Amaya has had 16 surgeries and, as she has grown, has been fitted with 22 different sets of prosthetic limbs.

“I started playing basketball when I was four years old after my left foot was amputated,” Amaya said. “I started off with learning how to dribble and that’s when I knew basketball was for me. I would always watch the older kids play and watch their movements and what they did with their legs - to see how I could accomplish it. I never doubt myself with anything I do but when I play basketball I know I’m definitely doing something right.”

Amaya was determined to live a normal life, and with the support of her family -- father Michael, a New York City police officer, and her sister Shelby -- she has done just that.

“My parents never drew a line,” Amaya said. “It was always whatever you want to do we’ll support you. Karate, dance, swimming, basketball – I was never limited to anything – there were no restrictions. It was all there for me.”

Shelby, who is five years older than Amaya, said she has always been protective of her little sister while at the same time learning from her.

“I would get upset with certain things,” Shelby said, “and she’d show me why it wasn’t such a big deal. I would sit back and watch her just embrace who she is and what she is and be totally at peace with it. She had so much more confidence than I did growing up. You couldn’t measure how much love I have for her -- she inspires me every day.”

MOTIVATING TEAMMATE

To play basketball at the varsity level, Amaya would need more than just confidence and determination.

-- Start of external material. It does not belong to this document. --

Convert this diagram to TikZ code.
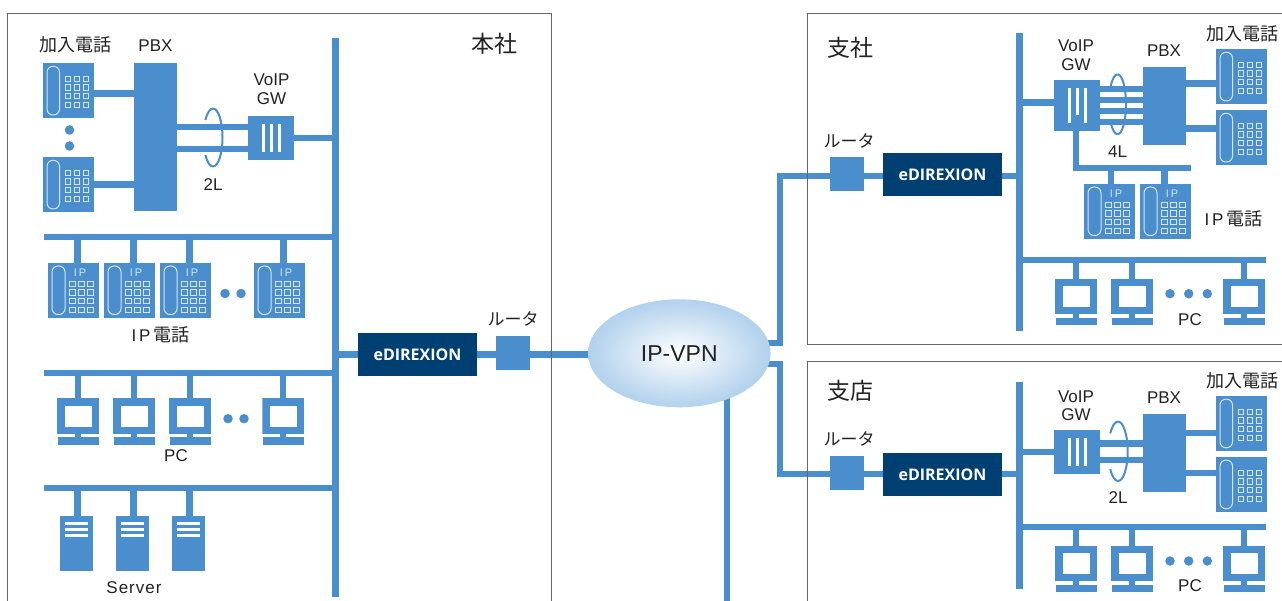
\documentclass[tikz,border=0pt]{standalone}
\usepackage{fontspec}
\setmainfont{Liberation Sans}
\newfontfamily\cjk{Noto Sans CJK JP}
\newfontfamily\brandfont{Open Sans}
\usetikzlibrary{shapes.geometric,backgrounds}
\definecolor{netblue}{HTML}{4A8ECD}
\definecolor{navyblue}{HTML}{003F72}
\definecolor{keyline}{HTML}{D5E5F4}
\definecolor{inktext}{HTML}{222222}
\definecolor{framegray}{HTML}{666666}
\definecolor{glowout}{HTML}{82B7E4}
\definecolor{glowmid}{HTML}{BAD6EF}
\pgfdeclareradialshading{vpnglow}{\pgfpoint{0bp}{0bp}}{color(0bp)=(white);color(22bp)=(glowmid);color(42bp)=(glowout);color(100bp)=(glowout)}
\newcommand{\wireloop}[3]{
    \draw[wire ring] ([yshift=#3]#1) arc[start angle=90, end angle=-90, x radius=#2, y radius=#3];
    \draw[wire ring] ([yshift=#3]#1) arc[start angle=90, end angle=143, x radius=#2, y radius=#3];
    \draw[wire ring] ([yshift=-#3]#1) arc[start angle=270, end angle=217, x radius=#2, y radius=#3];
}

\begin{document}
\begin{tikzpicture}[x=1pt, y=-1pt]
        \tikzstyle{solid box} = [rectangle, fill=netblue, inner sep=0, outer sep=0]
        \tikzstyle{phone} = [solid box, minimum width=51, minimum height=55, path picture={
            \draw[keyline, line width=1, rounded corners=6pt] (-21.5,-24.2) rectangle (-9,24.5);
            \foreach \kx in {-0.8,8.2,17.2} \foreach \ky in {-11.5,-3,5.8,14.8}
                \draw[keyline, line width=1] (\kx-2.7,\ky-2.7) rectangle (\kx+2.7,\ky+2.7);}]
        \tikzstyle{ip phone} = [solid box, minimum width=51, minimum height=55, path picture={
            \draw[keyline, line width=1, rounded corners=6pt] (-21.5,-24.5) rectangle (-8.5,24);
            \node[text=keyline, inner sep=0, font=\fontsize{11}{11}\selectfont](iptag) at(6.5, -18) {I\,P};
            \foreach \kx in {-1.2,7.8,16.8} \foreach \ky in {-6.5,2.2,10.8,19.8}
                \draw[keyline, line width=1] (\kx-2.7,\ky-2.7) rectangle (\kx+2.7,\ky+2.7);}]
        \tikzstyle{pc} = [rectangle, inner sep=0, outer sep=0, minimum width=42, minimum height=46.5, path picture={
            \fill[netblue] (-21,-23.25) rectangle (21,12.45);
            \fill[white] (-13.5,-15.85) rectangle (13.5,5.15);
            \fill[netblue] (-3,11.75) rectangle (3,16.75);
            \fill[netblue] (-20.3,15.75) rectangle (21,23.25);}]
        \tikzstyle{server} = [solid box, minimum width=33, minimum height=55, path picture={
            \foreach \by in {-19.8,-14.2,-8.5}
                \fill[white] (-11.2,\by-1.5) rectangle (11.5,\by+1.5);}]
        \tikzstyle{gateway} = [solid box, minimum width=46, path picture={
            \foreach \bx in {-7.5,0.5,8.5}
                \draw[white, line width=3.3] ([xshift=\bx pt, yshift=-8pt]path picture bounding box.north) -- ([xshift=\bx pt, yshift=8pt]path picture bounding box.south);}]
        \tikzstyle{pbx} = [solid box, minimum width=43]
        \tikzstyle{router} = [solid box, minimum size=34]
        \tikzstyle{edirexion} = [rectangle, fill=navyblue, text=white, inner sep=0, outer sep=0, minimum width=119, minimum height=43, font=\brandfont\bfseries\fontsize{16}{16}\selectfont]
        \tikzstyle{trunk} = [solid box, minimum width=6.6]
        \tikzstyle{dot mark} = [circle, fill=netblue, inner sep=0, minimum size=9.5]
        \tikzstyle{vpn cloud} = [ellipse, inner sep=0, outer sep=0, minimum width=182.6, minimum height=108, shading=vpnglow, text=inktext, font=\fontsize{23}{24}\selectfont]
        \tikzstyle{caption} = [text=inktext, inner sep=0, align=center, font=\fontsize{17}{18.5}\selectfont]
        \tikzstyle{cjk caption} = [text=inktext, inner sep=0, align=center, font=\cjk\fontsize{18}{19}\selectfont]
        \tikzstyle{router caption} = [cjk caption, font=\cjk\fontsize{17}{18}\selectfont]
        \tikzstyle{site name} = [text=inktext, inner sep=0, font=\cjk\fontsize{23}{24}\selectfont]
        \tikzstyle{cable} = [netblue, line width=6.3]
        \tikzstyle{wire ring} = [netblue, line width=2]
        \tikzstyle{frame} = [framegray, line width=1]

        \useasboundingbox (0,0) rectangle (1282,601);

        % head office
        \node[site name](nameA) at(494, 44) {本社};
        \node[cjk caption](subA) at(75, 45) {加入電話};
        \node[caption](pbxtextA) at(155.5, 46) {PBX};
        \node[caption](gwtextA) at(271.5, 89) {VoIP\\GW};
        \node[caption](lineA) at(213, 185) {2L};
        \node[caption](iptextA) at(160.5, 335) {I\,P\,{\cjk\fontsize{18}{19}\selectfont 電話}};
        \node[caption](pctextA) at(176, 456) {PC};
        \node[caption, font=\addfontfeature{LetterSpace=6}\fontsize{17}{18}\selectfont](servertext) at(134, 588) {Server};
        \node[router caption](routertextA) at(513, 319) {ルータ};

        \node[trunk, minimum height=559](trunkA) at(335.5, 317.5) {};
        \node[phone](phoneA1) at(68.5, 90.5) {};
        \node[phone](phoneA2) at(68.5, 184.5) {};
        \node[dot mark](dotA1) at(69.5, 130) {};
        \node[dot mark](dotA2) at(69.5, 146) {};
        \node[pbx, minimum height=148](pbxA) at(155.5, 137) {};
        \node[gateway, minimum height=44](gwA) at(271, 138) {};

        \node[ip phone](ipA1) at(73.5, 290.5) {};
        \node[ip phone](ipA2) at(129.5, 290.5) {};
        \node[ip phone](ipA3) at(185.5, 290.5) {};
        \node[ip phone](ipA4) at(279.5, 290.5) {};
        \node[dot mark](dotA3) at(225, 293.5) {};
        \node[dot mark](dotA4) at(241, 293.5) {};

        \node[pc](pcA1) at(78, 421.5) {};
        \node[pc](pcA2) at(134, 421.5) {};
        \node[pc](pcA3) at(190, 421.5) {};
        \node[pc](pcA4) at(283.3, 421.5) {};
        \node[dot mark](dotA5) at(228, 418.7) {};
        \node[dot mark](dotA6) at(244, 418.7) {};

        \node[server](serverA1) at(76.5, 543.5) {};
        \node[server](serverA2) at(132.5, 543.5) {};
        \node[server](serverA3) at(188.5, 543.5) {};

        \node[edirexion](edirA) at(417.5, 354.5) {eDIREXION};
        \node[router](routerA) at(513, 353) {};
        \node[vpn cloud](vpn) at(679.3, 353.3) {IP-VPN};

        % head office and carrier links
        \coordinate (ipEndA) at(44, 237);
        \coordinate (pcEndA) at(44, 373);
        \coordinate (serverEndA) at(44, 488);
        \coordinate (ringA) at(213, 137.5);
        \coordinate (vpnEnd) at(727, 601);
        \begin{scope}[on background layer]
            \draw[cable] ([yshift=-3pt]phoneA1.center) -- ([yshift=-3pt]phoneA1.center -| pbxA.center);
            \draw[cable] (phoneA2.center) -- (phoneA2.center -| pbxA.center);
            \draw[cable] ([yshift=10.8pt]gwA.center) -- ([yshift=10.8pt]gwA.center -| pbxA.center);
            \draw[cable] ([yshift=-10.8pt]gwA.center) -- ([yshift=-10.8pt]gwA.center -| pbxA.center);
            \draw[cable] (gwA.center) -- (gwA.center -| trunkA.center);
            \draw[cable] (ipEndA) -- (ipEndA -| trunkA.center);
            \draw[cable] (pcEndA) -- (pcEndA -| trunkA.center);
            \draw[cable] (serverEndA) -- (serverEndA -| trunkA.center);
            \draw[cable] ([xshift=4pt]ipA1.north) -- ([xshift=4pt]ipA1.north |- ipEndA);
            \draw[cable] ([xshift=4pt]ipA2.north) -- ([xshift=4pt]ipA2.north |- ipEndA);
            \draw[cable] ([xshift=4pt]ipA3.north) -- ([xshift=4pt]ipA3.north |- ipEndA);
            \draw[cable] ([xshift=4pt]ipA4.north) -- ([xshift=4pt]ipA4.north |- ipEndA);
            \draw[cable] (pcA1.north) -- (pcA1.north |- pcEndA);
            \draw[cable] (pcA2.north) -- (pcA2.north |- pcEndA);
            \draw[cable] (pcA3.north) -- (pcA3.north |- pcEndA);
            \draw[cable] (pcA4.north) -- (pcA4.north |- pcEndA);
            \draw[cable] ([xshift=1pt]serverA1.north) -- ([xshift=1pt]serverA1.north |- serverEndA);
            \draw[cable] ([xshift=1pt]serverA2.north) -- ([xshift=1pt]serverA2.north |- serverEndA);
            \draw[cable] ([xshift=1pt]serverA3.north) -- ([xshift=1pt]serverA3.north |- serverEndA);
            \draw[cable] (edirA.center -| trunkA.center) -- (edirA.center -| vpn.center);
            \draw[cable] (vpnEnd) -- (vpnEnd |- vpn.center);
        \end{scope}
        \wireloop{ringA}{9.5pt}{29pt}

        % main branch
        \node[site name](nameB) at(850, 48) {支社};
        \node[router caption](routertextB) at(849, 141) {ルータ};
        \node[caption](gwtextB) at(1076, 55) {VoIP\\GW};
        \node[caption](pbxtextB) at(1164, 51) {PBX};
        \node[cjk caption](subB) at(1242.5, 34) {加入電話};
        \node[caption](lineB) at(1117.5, 152) {4L};
        \node[caption](iptextB) at(1233.5, 219) {I\,P\,{\cjk\fontsize{18}{19}\selectfont 電話}};
        \node[caption](pctextB) at(1190, 320) {PC};

        \node[trunk, minimum height=298](trunkB) at(1019.3, 182) {};
        \node[router](routerB) at(847, 174) {};
        \node[edirexion](edirB) at(942.5, 174.5) {eDIREXION};
        \node[gateway, minimum height=50.7](gwB) at(1077, 105.5) {};
        \node[pbx, minimum height=77.7](pbxB) at(1164.7, 105.8) {};
        \node[phone](phoneB1) at(1241.5, 76.5) {};
        \node[phone](phoneB2) at(1241.5, 137.5) {};
        \node[ip phone](ipB1) at(1109.5, 211.5) {};
        \node[ip phone](ipB2) at(1165.5, 211.5) {};
        \node[pc](pcB1) at(1076, 301.8) {};
        \node[pc](pcB2) at(1132, 301.8) {};
        \node[pc](pcB3) at(1244, 301.8) {};
        \node[dot mark](dotB1) at(1170, 293.7) {};
        \node[dot mark](dotB2) at(1188.7, 293.7) {};
        \node[dot mark](dotB3) at(1207.3, 293.7) {};

        \coordinate (turnB) at(780, 176);
        \coordinate (ipEndB) at(1191, 168.3);
        \coordinate (pcEndB) at(1265.7, 260);
        \coordinate (ringB) at(1117.5, 104.3);
        \begin{scope}[on background layer]
            \draw[cable] ([yshift=10.5pt]vpn.center) -| (turnB) -- (turnB -| trunkB.center);
            \draw[cable] ([yshift=3pt]gwB.center) -- ([yshift=3pt]gwB.center -| trunkB.center);
            \draw[cable] ([yshift=16.5pt]gwB.center) -- ([yshift=16.5pt]gwB.center -| pbxB.center);
            \draw[cable] ([yshift=5.2pt]gwB.center) -- ([yshift=5.2pt]gwB.center -| pbxB.center);
            \draw[cable] ([yshift=-5.5pt]gwB.center) -- ([yshift=-5.5pt]gwB.center -| pbxB.center);
            \draw[cable] ([yshift=-16.5pt]gwB.center) -- ([yshift=-16.5pt]gwB.center -| pbxB.center);
            \draw[cable] ([yshift=-7pt]phoneB1.center) -- ([yshift=-7pt]phoneB1.center -| pbxB.center);
            \draw[cable] ([yshift=9pt]phoneB2.center) -- ([yshift=9pt]phoneB2.center -| pbxB.center);
            \draw[cable] ([xshift=1.5pt]ipB1.north) -- ([xshift=1.5pt]ipB1.north |- ipEndB);
            \draw[cable] ([xshift=-1pt]ipB2.north) -- ([xshift=-1pt]ipB2.north |- ipEndB);
            \draw[cable] (pcEndB) -- (pcEndB -| trunkB.center);
            \draw[cable] (pcB1.north) -- (pcB1.north |- pcEndB);
            \draw[cable] (pcB2.north) -- (pcB2.north |- pcEndB);
            \draw[cable] (pcB3.north) -- (pcB3.north |- pcEndB);
        \end{scope}
        \draw[cable] ([xshift=-0.7pt, yshift=-10pt]gwB.center) |- (ipEndB);
        \wireloop{ringB}{8.5pt}{30pt}

        % sales office
        \node[site name](nameC) at(850, 391) {支店};
        \node[router caption](routertextC) at(849, 439) {ルータ};
        \node[caption](gwtextC) at(1076, 405.5) {VoIP\\GW};
        \node[caption](pbxtextC) at(1164, 398) {PBX};
        \node[cjk caption](subC) at(1242.5, 381) {加入電話};
        \node[caption](lineC) at(1118, 498) {2L};
        \node[caption](pctextC) at(1190, 586) {PC};

        \node[trunk, minimum height=207.4](trunkC) at(1019.3, 485.3) {};
        \node[router](routerC) at(847, 473) {};
        \node[edirexion](edirC) at(942.5, 474.5) {eDIREXION};
        \node[gateway, minimum height=43.7](gwC) at(1077, 451.8) {};
        \node[pbx, minimum height=77.7](pbxC) at(1164.7, 452.8) {};
        \node[phone](phoneC1) at(1241.5, 423.3) {};
        \node[phone](phoneC2) at(1241.5, 484.3) {};
        \node[pc](pcC1) at(1076, 569) {};
        \node[pc](pcC2) at(1132, 569) {};
        \node[pc](pcC3) at(1244, 569) {};
        \node[dot mark](dotC1) at(1170, 561) {};
        \node[dot mark](dotC2) at(1188.7, 561) {};
        \node[dot mark](dotC3) at(1207.3, 561) {};

        \coordinate (turnC) at(780, 474);
        \coordinate (pcEndC) at(1265.7, 527.3);
        \coordinate (ringC) at(1118, 451.3);
        \begin{scope}[on background layer]
            \draw[cable] ([yshift=-11pt]vpn.center) -| (turnC) -- (turnC -| trunkC.center);
            \draw[cable] (gwC.center) -- (gwC.center -| trunkC.center);
            \draw[cable] ([yshift=8.4pt]gwC.center) -- ([yshift=8.4pt]gwC.center -| pbxC.center);
            \draw[cable] ([yshift=-8.4pt]gwC.center) -- ([yshift=-8.4pt]gwC.center -| pbxC.center);
            \draw[cable] ([yshift=-10pt]phoneC1.center) -- ([yshift=-10pt]phoneC1.center -| pbxC.center);
            \draw[cable] ([yshift=11pt]phoneC2.center) -- ([yshift=11pt]phoneC2.center -| pbxC.center);
            \draw[cable] (pcEndC) -- (pcEndC -| trunkC.center);
            \draw[cable] (pcC1.north) -- (pcC1.north |- pcEndC);
            \draw[cable] (pcC2.north) -- (pcC2.north |- pcEndC);
            \draw[cable] (pcC3.north) -- (pcC3.north |- pcEndC);
        \end{scope}
        \wireloop{ringC}{9.7pt}{29.7pt}

        \draw[frame] (7,601) |- (551,14) -- (551,601);
        \draw[frame] (1282,14) -| (807,345) -- (1282,345);
        \draw[frame] (1282,362) -| (807,601);
    \end{tikzpicture}
\end{document}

Three years ago, the family met Abe Mathews of Albertson, a certified specialist in prosthetics and orthotics. Mathews fitted her with a C-Leg prosthetic - a leg with a computer -- and a microprocessor knee that allows her to recover quickly if she stumbles during lateral movements.

The new prosthetic gave her better movement and helped her master everyday life more confidently - and play basketball at the higher level.

“She was ready to navigate much more easily,” Mathews said. “The new leg would allow her to go from walking to running, and in a step she’s able to accelerate. The microprocessor calculates her gait pattern at 100 times per second to prevent falls.”

With the help of her new prosthetics, Amaya was able to make the Copiague varsity team in November.

“We have a mandatory three-day tryout,” Copiague girls basketball coach Carole Olsen said. “Amaya was able to hold her own in all the skills sessions.

"What she brings, it's unparalleled,” Olsen said. "When kids are feeling tired or they have a headache, she'll say, 'Well, I have no legs, get out there and play.' It makes everyone else work harder.”

Twelve days after making that first basket against Lindenhurst, Amaya hit two more three-pointers in a win over Riverhead. She finished the season with nine points.  The 16-5 Eagles were eliminated from the Suffolk County playoffs after a 55-53 loss to Commack on Wednesday.

“Amaya has an amazing outlook on life,” teammate Faith McCombs said. “She’s determined to prove she can do things that people said she’d never do. I love being around her because she’s got such a positive outlook on everything. She has a wonderful spirit. The team loves her.”

JUST A NORMAL KID

Amaya’s immediate goals are to pass the test for her driving permit and apply to a college to become a physical education teacher. This, her junior year, has been loaded with achievements and dreams come true. Her grades have climbed into the B+ range with college a year away.

“I think about the future and I have long term goals,” she said. “Imagine me, a phys-ed teacher? You can do anything you put your mind to as long as it’s the right time.”

Jonathan Krawchuk, an assistant principal at Copiague High School, marvels at Amaya’s fortitude.

“I can count on one hand the number of bad days she’s had,” he said. “I’ve never seen anything quite like her. She’s the most positive individual and that certainly rubs off on others in our building from students to administrators. She moves in the mainstream in our halls and melds right in with everyone.”

And just maybe, sets an example along the way.

"I'm only 17," Amaya said with a big smile, "there's so much more for me. 

"I'm more than just my legs. I am Amaya.”